In the clinch I dominated Hinds and nullified his low kick attack. And when he threw his hook to my head and body I countered with one of my own. I started attacking his right side with my left kicks. I deterred him from being offensive. Once he slowed down I used my push kicks to keep him off balance. And toward the end of the fight, I landed a body kick, causing his mouthpiece to hang out of his mouth. He backtracked and I had him pinned against the ropes. I wasn’t sure if he was baiting me. I popped my jab in his face for good measure.
The bell rang and I knew I did enough to win the fight. His boxing was good. But this was Muay Thai, and I did a better job of showing and landing all my weapons. But when fights go the distance and you leave them for the judges to decide you never know what to expect. Jason took off my gloves and I went to the center of the ring to wait for the announcement along with Hinds.
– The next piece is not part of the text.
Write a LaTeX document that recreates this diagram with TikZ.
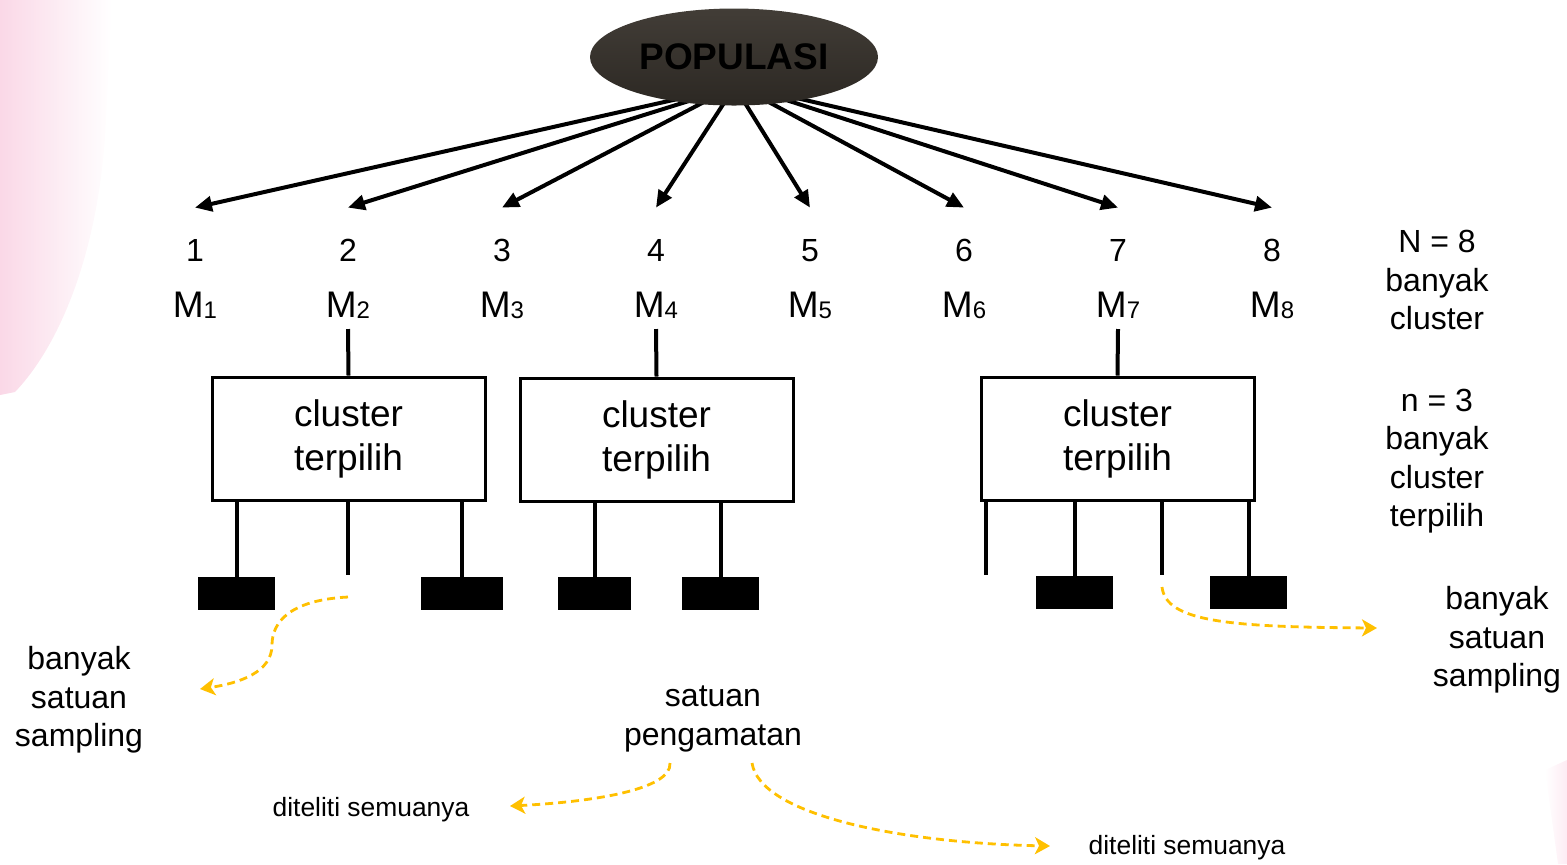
\documentclass[tikz,border=0pt]{standalone}
\usepackage{fontspec}
\setmainfont{Liberation Sans}
\usetikzlibrary{arrows.meta,shapes.geometric,calc}
\definecolor{orng}{RGB}{255,192,0}
\definecolor{popfill}{RGB}{44,40,35}
\definecolor{poptop}{RGB}{66,61,55}
\definecolor{pinkbg}{RGB}{250,216,231}
\newcommand\msub[2]{#1\raisebox{-0.8pt}{\fontsize{12}{14}\selectfont #2}}
\begin{document}
\begin{tikzpicture}[x=0.5pt,y=-0.5pt,
  blackarrow/.style={line width=2pt,-{Triangle[length=8.5pt,width=7.5pt]}},
  numlbl/.style={anchor=base,inner sep=0pt,text height=26.5pt,font=\fontsize{16}{19}\selectfont},
  mlbl/.style={anchor=base,inner sep=5pt,font=\fontsize{18.5}{22}\selectfont},
  clbox/.style={draw,line width=1.5pt,minimum width=136.5pt,minimum height=61.5pt,align=center,font=\fontsize{18.5}{22}\selectfont,inner sep=0pt},
  leaf/.style={fill=black,inner sep=0pt,minimum height=16.5pt},
  stem/.style={line width=2pt},
  note/.style={align=center,font=\fontsize{16}{19.25}\selectfont},
  small/.style={font=\fontsize{13.2}{15}\selectfont},
  orarrow/.style={orng,line width=1.4pt,dash pattern=on 4pt off 2.5pt,-{Stealth[length=7.5pt,width=8.5pt,inset=2pt]}}
]
\useasboundingbox (0,0) rectangle (1567,864);
% background smudges
\shade[left color=pinkbg,middle color=pinkbg!70,right color=white] (0,0) -- (112,0) -- (106,120) .. controls (100,250) and (60,345) .. (15,392) -- (0,395) -- cycle;
\shade[left color=white,right color=pinkbg!50] (1545,770) -- (1567,760) -- (1567,864) -- (1558,864) -- cycle;

% numbers and M labels
\foreach \i/\x in {1/195,2/348,3/502,4/656,5/810,6/964,7/1118,8/1272}{
  \node[numlbl] (n\i) at (\x,261) {\i};
  \node[mlbl] (m\i) at (\x,317) {\msub{M}{\i}};
}

% arrow start points (hidden behind the ellipse)
\coordinate (s1) at (682,98);
\coordinate (s2) at (692,100);
\coordinate (s3) at (704,102);
\coordinate (s4) at (724,103);
\coordinate (s5) at (745,103);
\coordinate (s6) at (765,100);
\coordinate (s7) at (780,98);
\coordinate (s8) at (792,97);
\foreach \i in {1,...,8}{
  \draw[blackarrow] (s\i) -- (n\i.north);
}

% population ellipse
\node[ellipse,top color=poptop,bottom color=popfill,minimum width=144pt,minimum height=48.5pt,inner sep=0pt,font=\fontsize{18.5}{22}\selectfont\bfseries] (pop) at (734,57) {POPULASI};

% cluster boxes
\node[clbox] (b1) at (348.5,438.5) {cluster\\terpilih};
\node[clbox] (b2) at (656.5,439.5) {cluster\\terpilih};
\node[clbox] (b3) at (1117.5,438.5) {cluster\\terpilih};
\draw[stem] (m2.south) -- (b1.north);
\draw[stem] (m4.south) -- (b2.north);
\draw[stem] (m7.south) -- (b3.north);

% leaves
\node[leaf,minimum width=38.5pt] (r1) at (236.5,593.5) {};
\node[leaf,minimum width=41pt] (r2) at (462,593.5) {};
\node[leaf,minimum width=36.5pt] (r3) at (594.5,593.5) {};
\node[leaf,minimum width=38.5pt] (r4) at (720.5,593.5) {};
\node[leaf,minimum width=38.5pt] (r5) at (1074.5,592.5) {};
\node[leaf,minimum width=38.5pt] (r6) at (1248.5,592.5) {};
\coordinate (e1) at (348,575);
\coordinate (e2) at (986,575);
\coordinate (e3) at (1162,575);
\foreach \r/\b in {r1/b1,r2/b1,r3/b2,r4/b2,r5/b3,r6/b3}{
  \draw[stem] (\r.north |- \b.south) -- (\r.north);
}
\draw[stem] (e1 |- b1.south) -- (e1);
\draw[stem] (e2 |- b3.south) -- (e2);
\draw[stem] (e3 |- b3.south) -- (e3);

% side notes
\node[note] (nbig) at (1437,280) {N = 8\\banyak\\cluster};
\node[note] (nsmall) at (1437,461) {n = 3\\banyak\\cluster\\terpilih};
\node[note] (lsamp) at (79,700) {banyak\\satuan\\sampling};
\node[note] (rsamp) at (1497,640) {banyak\\satuan\\sampling};
\node[note] (peng) at (713,719) {satuan\\pengamatan};
\node[small] (dit1) at (371,810) {diteliti semuanya};
\node[small] (dit2) at (1187,848) {diteliti semuanya};

% orange dashed arrows
\coordinate (o1s) at (348,597);
\coordinate (o1e) at (200,689);
\coordinate (o2s) at (1162,587);
\coordinate (o2e) at (1377,628);
\coordinate (o3s) at (670,763);
\coordinate (o3e) at (510,806);
\coordinate (o4s) at (752,763);
\coordinate (o4e) at (1050,846);
\draw[orarrow] (o1s) .. controls (290,600) and (272,622) .. (272,645) .. controls (272,672) and (240,683) .. (o1e);
\draw[orarrow] (o2s) .. controls (1166,622) and (1230,627) .. (o2e);
\draw[orarrow] (o3s) .. controls (672,790) and (590,802) .. (o3e);
\draw[orarrow] (o4s) .. controls (760,815) and (900,843) .. (o4e);
\end{tikzpicture}
\end{document}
David Diamante, the ring announcer, announced the first judge’s score: forty-nine to forty-six for me. He announced the second judge’s score: forty-eight to forty-seven, in favor of Hinds. We waited and the tension rose. David Diamante read the last scorecard. “And forty-eight to forty-seven, to your winner, by split decision, and the new WKA Professional North American Men’s Muay Thai Super-Middleweight Champion,” he paused, “Chris, Mr. Classic, Romulo!”
If having my name called out before I walked to the ring made me feel significant, then having my name called out as the new super-middleweight champion made me feel extraordinary. Not because I won, and not because I won a title or New York City bragging rights, but because, for that moment, I won a fight much bigger than the one taking place in the ring. For the first time in my career I looked over and saw Jube crying tears of joy. I was to Jube what my father never was to me. I picked up my son, and with him sitting on my arm, we walked around the ring, him raising his hand, and me raising mine.